» **DATA PROVIDED**
----

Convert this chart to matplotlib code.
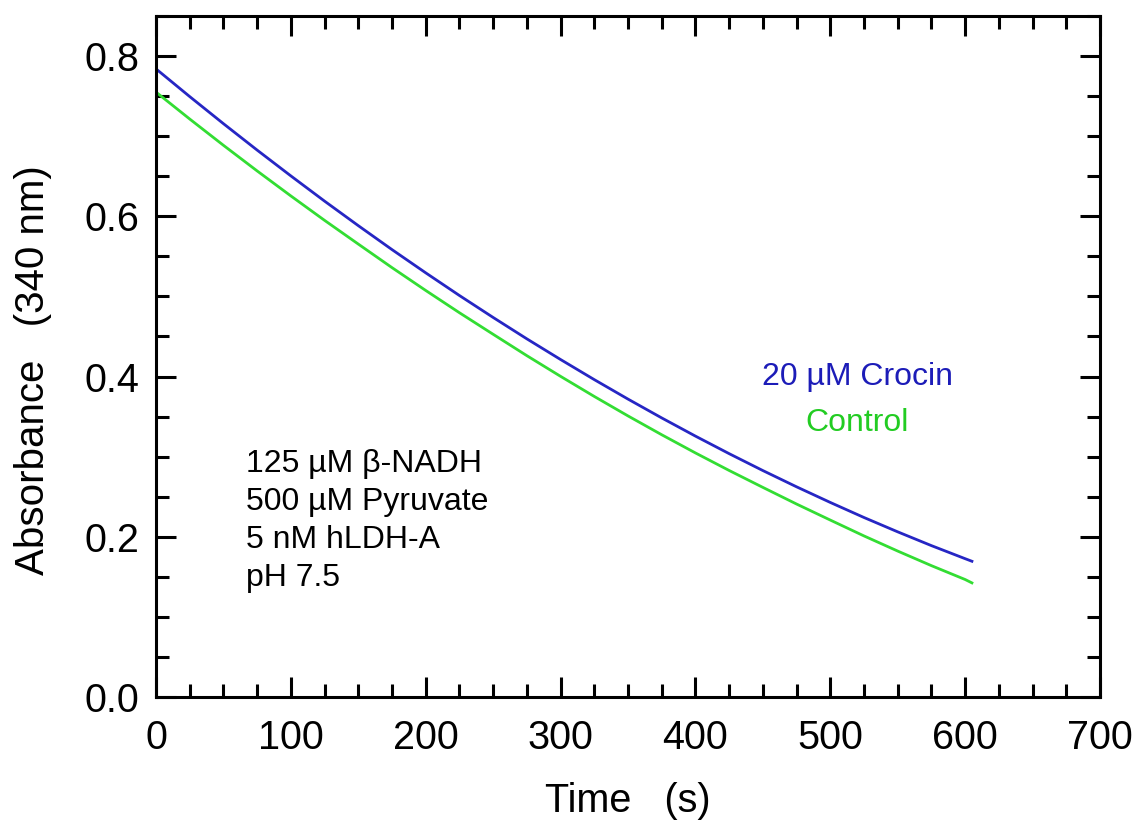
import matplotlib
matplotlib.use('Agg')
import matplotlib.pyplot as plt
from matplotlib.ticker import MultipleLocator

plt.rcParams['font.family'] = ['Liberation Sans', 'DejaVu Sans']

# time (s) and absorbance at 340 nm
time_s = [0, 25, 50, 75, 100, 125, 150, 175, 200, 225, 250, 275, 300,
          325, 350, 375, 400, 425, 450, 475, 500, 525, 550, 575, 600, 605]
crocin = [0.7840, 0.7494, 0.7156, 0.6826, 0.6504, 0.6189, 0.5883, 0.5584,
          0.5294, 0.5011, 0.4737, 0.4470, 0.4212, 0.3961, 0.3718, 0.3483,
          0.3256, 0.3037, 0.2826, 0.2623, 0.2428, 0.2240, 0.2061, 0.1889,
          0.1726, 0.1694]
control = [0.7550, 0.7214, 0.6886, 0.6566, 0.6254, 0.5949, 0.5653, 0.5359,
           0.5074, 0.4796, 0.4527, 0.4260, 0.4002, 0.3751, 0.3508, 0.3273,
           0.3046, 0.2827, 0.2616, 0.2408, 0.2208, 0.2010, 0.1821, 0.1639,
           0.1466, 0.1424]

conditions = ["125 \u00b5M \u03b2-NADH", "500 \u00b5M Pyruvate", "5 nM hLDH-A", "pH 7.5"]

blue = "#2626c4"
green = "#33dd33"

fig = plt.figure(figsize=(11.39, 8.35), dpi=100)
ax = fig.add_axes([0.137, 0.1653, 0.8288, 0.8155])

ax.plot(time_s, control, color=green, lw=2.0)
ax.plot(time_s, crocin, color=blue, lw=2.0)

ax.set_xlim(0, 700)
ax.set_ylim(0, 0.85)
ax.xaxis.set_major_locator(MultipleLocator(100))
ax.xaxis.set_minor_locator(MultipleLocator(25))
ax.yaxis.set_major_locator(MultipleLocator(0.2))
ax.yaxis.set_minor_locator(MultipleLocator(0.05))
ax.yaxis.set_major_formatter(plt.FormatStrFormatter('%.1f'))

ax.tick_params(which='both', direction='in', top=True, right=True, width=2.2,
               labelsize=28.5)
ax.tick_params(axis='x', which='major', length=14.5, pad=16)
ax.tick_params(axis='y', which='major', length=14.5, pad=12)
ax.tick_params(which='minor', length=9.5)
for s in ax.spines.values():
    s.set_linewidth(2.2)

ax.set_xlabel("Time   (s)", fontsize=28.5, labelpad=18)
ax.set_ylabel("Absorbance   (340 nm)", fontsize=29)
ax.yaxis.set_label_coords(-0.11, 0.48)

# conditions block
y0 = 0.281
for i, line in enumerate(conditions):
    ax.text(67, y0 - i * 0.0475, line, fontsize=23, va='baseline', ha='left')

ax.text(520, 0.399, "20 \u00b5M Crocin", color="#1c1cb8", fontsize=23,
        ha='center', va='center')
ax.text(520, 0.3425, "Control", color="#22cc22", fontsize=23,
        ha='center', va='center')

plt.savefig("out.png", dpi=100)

----

» **EXERCISE**
Only the lines from the top of the data through the line with "plt.rcParams['font.family'] = ['Liberation" should be quoted, exactly and with both ends kept; skip the pictures.

» **FINISHED ANSWER**
Convert this chart to matplotlib code.
import matplotlib
matplotlib.use('Agg')
import matplotlib.pyplot as plt
from matplotlib.ticker import MultipleLocator

plt.rcParams['font.family'] = ['Liberation Sans', 'DejaVu Sans']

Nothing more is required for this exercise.